Depuis maintenant trois ans, le boulevard Jean-Jaurès, à Saint-Just-Saint-Rambert, est une voie durable. La commune, en partenariat avec le Siel (Syndicat intercommunal d’énergies de la Loire), avait profité en 2016 d’un vaste programme de rénovation de cet axe pour installer des mâts dits intelligents. En gros : des lampadaires équipés de détecteurs de présence qui ne s’allument que s’ils détectent le passage d’un usager.
À l’époque, dans la Loire, c’était une première. «L’éclairage public intelligent s’adapte aux besoins réels, sans éclairer trop, au bon moment, avec une vraie qualité de service. Il faut éclairer juste, et non juste éclairer», expliquait-on alors du côté du Siel.

Des factures d’éclairage nettement en baisse

Évidemment, ces mâts n’embarquent pas des luminaires à l’ancienne, consommateurs de watts par centaine.
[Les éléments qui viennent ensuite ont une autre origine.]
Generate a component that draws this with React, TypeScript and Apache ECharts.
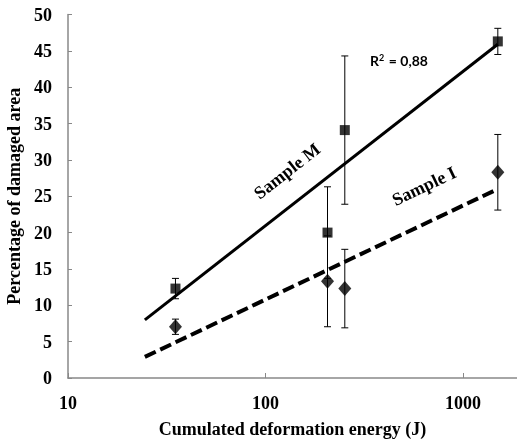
import React, { useEffect, useRef } from "react";
import * as echarts from "echarts";

const energyM = [35, 206, 252, 1500];
const damageM = [12.3, 20.0, 34.1, 46.3];
const errM = [1.4, 6.3, 10.2, 1.8];

const energyI = [35, 206, 252, 1500];
const damageI = [7.05, 13.3, 12.3, 28.3];
const errI = [1.05, 6.25, 5.4, 5.2];

const trendX = [24.5, 1500];
const trendM = [8.0, 45.9];
const trendI = [2.9, 26.0];

const xTickLabels = [10, 100, 1000];

const serif = "'Liberation Serif', 'Times New Roman', serif";

export default function App() {
  const ref = useRef<HTMLDivElement>(null);
  useEffect(() => {
    if (!ref.current) return;
    const chart = echarts.init(ref.current, null, { renderer: "svg" });
    const errData = (xs: number[], ys: number[], es: number[]) =>
      xs.map((x, i) => [x, ys[i], es[i]]);
    const renderErr = (params: any, api: any) => {
      const x = api.value(0);
      const y = api.value(1);
      const e = api.value(2);
      const top = api.coord([x, y + e]);
      const bot = api.coord([x, y - e]);
      const st = { stroke: "#000", lineWidth: 1 };
      const c = 3.5;
      return {
        type: "group",
        children: [
          { type: "line", shape: { x1: top[0], y1: top[1], x2: bot[0], y2: bot[1] }, style: st },
          { type: "line", shape: { x1: top[0] - c, y1: top[1], x2: top[0] + c, y2: top[1] }, style: st },
          { type: "line", shape: { x1: bot[0] - c, y1: bot[1], x2: bot[0] + c, y2: bot[1] }, style: st },
        ],
      };
    };
    chart.setOption({
      animation: false,
      grid: { left: 68, right: 0, top: 14.5, bottom: 61, outerBoundsMode: "none", containLabel: false },
      xAxis: {
        type: "log",
        logBase: 10,
        min: 10,
        max: 1876,
        name: "Cumulated deformation energy (J)",
        nameLocation: "middle",
        nameGap: 42,
        nameTextStyle: { fontFamily: serif, fontWeight: "bold", fontSize: 18, color: "#000" },
        axisLine: { lineStyle: { color: "#888", width: 1.5 } },
        axisTick: { inside: true, length: 5, lineStyle: { color: "#888" } },
        splitLine: { show: false },
        minorTick: { show: false },
        axisLabel: {
          fontFamily: serif,
          fontWeight: "bold",
          fontSize: 18,
          color: "#000",
          margin: 16,
          showMaxLabel: false,
          formatter: (v: number) => {
            const r = Math.round(v);
            return xTickLabels.includes(r) ? String(r) : "";
          },
        },
      },
      yAxis: {
        type: "value",
        min: 0,
        max: 50,
        interval: 5,
        name: "Percentage of damaged area",
        nameLocation: "middle",
        nameGap: 43,
        nameTextStyle: { fontFamily: serif, fontWeight: "bold", fontSize: 18, color: "#000" },
        axisLine: { show: true, lineStyle: { color: "#888", width: 1.5 } },
        axisTick: { show: true, inside: true, length: 4, lineStyle: { color: "#888" } },
        splitLine: { show: false },
        axisLabel: { fontFamily: serif, fontWeight: "bold", fontSize: 18, color: "#000", margin: 16 },
      },
      series: [
        {
          type: "line",
          data: trendX.map((x, i) => [x, trendM[i]]),
          showSymbol: false,
          lineStyle: { color: "#000", width: 3 },
          z: 2,
        },
        {
          type: "line",
          data: trendX.map((x, i) => [x, trendI[i]]),
          showSymbol: false,
          lineStyle: { color: "#000", width: 4, type: [12, 5] },
          z: 2,
        },
        {
          type: "custom",
          renderItem: renderErr,
          data: errData(energyM, damageM, errM),
          encode: { x: 0, y: 1 },
          z: 3,
        },
        {
          type: "custom",
          renderItem: renderErr,
          data: errData(energyI, damageI, errI),
          encode: { x: 0, y: 1 },
          z: 3,
        },
        {
          type: "scatter",
          data: energyM.map((x, i) => [x, damageM[i]]),
          symbol: "rect",
          symbolSize: 10,
          itemStyle: { color: "#000" },
          z: 4,
        },
        {
          type: "scatter",
          data: energyI.map((x, i) => [x, damageI[i]]),
          symbol: "diamond",
          symbolSize: [13, 15],
          itemStyle: { color: "#000" },
          z: 4,
        },
      ],
      graphic: [
        {
          type: "text",
          x: 287,
          y: 171,
          rotation: (38 * Math.PI) / 180,
          style: {
            text: "Sample M",
            fontFamily: serif,
            fontWeight: "bold",
            fontSize: 18,
            fill: "#000",
            align: "center",
            verticalAlign: "middle",
          },
        },
        {
          type: "text",
          x: 424,
          y: 186,
          rotation: (25.5 * Math.PI) / 180,
          style: {
            text: "Sample I",
            fontFamily: serif,
            fontWeight: "bold",
            fontSize: 18,
            fill: "#000",
            align: "center",
            verticalAlign: "middle",
          },
        },
        {
          type: "text",
          x: 399,
          y: 60,
          style: {
            text: "{a|R}{s|2}{a| = 0,88}",
            align: "center",
            verticalAlign: "middle",
            rich: {
              a: { fontFamily: "Lato, 'Noto Sans', sans-serif", fontWeight: "bold", fontSize: 14, fill: "#000" },
              s: { fontFamily: "Lato, 'Noto Sans', sans-serif", fontWeight: "bold", fontSize: 9, fill: "#000", verticalAlign: "top", padding: [0, 1, 6, 0] },
            },
          },
        },
      ],
    });
    return () => chart.dispose();
  }, []);
  return <div ref={ref} style={{ position: "fixed", left: 0, top: 0, width: 517, height: 439 }} />;
}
Mais des leds de 16 watts, nettement plus économes. Logique, puisque l’objectif est de réduire considérablement la facture de la commune, sachant que l’éclairage public peut représenter, à lui seul, 40 % des dépenses électriques réglées chaque fin de mois par une municipalité.
Et ça marche ! À Saint-Just-Saint-Rambert, on a consommé, pour l’éclairage public, 1 345 964 kWh en 2018, contre 1 508 788 kWh de moyenne par an en 2015, 2016 et 2017. Soit, au global, une baisse de 11 %.
Économiques, les mâts intelligents sont aussi sécurisants pour les personnes qui passent par le boulevard. L’axe, particulièrement emprunté, se situe à l’entrée de Saint-Just-Saint-Rambert, longe le cinéma et la médiathèque de la ville, puis mène en direction du fleuve Loire puis vers le centre de la commune.

Josselin Giret

Patrimoine

Charlieu à contre-courant

Le département de la Loire a lancé depuis quelques mois un grand projet de mise en lumière de l’abbaye bénédictine et de dix-huit sites de la ville de Charlieu.
Pour cette création, le président du Département Georges Ziegler a fait appel à l’architecte lumières Alain Guilhot, créateur de la Fête des Lumières de Lyon et reconnu internationalement pour son travail sur des monuments dans le monde entier. Il a la charge d’habiller de lumière ce bâtiment historique et en faire ressortir tous ses secrets.
Ce travail de lumière devrait être complété par des textes lus par Nelson Monfort, ambassadeur de cœur de Charlieu. Le projet se fera par strates avec un rendu final d’ici sept ans.
Pour le moment, plusieurs études sont en cours. Des essais ont même lieu cette semaine. «Notre objectif est que la première phase soit prête pour la fin de l’année. Elle concernera notamment la mise en lumière du Narthex», précise le conseiller départemental Jérémie Lacroix.
Le projet est clair : « En illuminant ce site clunisien, le Département souhaite rendre toute sa valeur au patrimoine ligérien et en faire un site d’attractivité territorial, un lieu emblématique de la Loire ».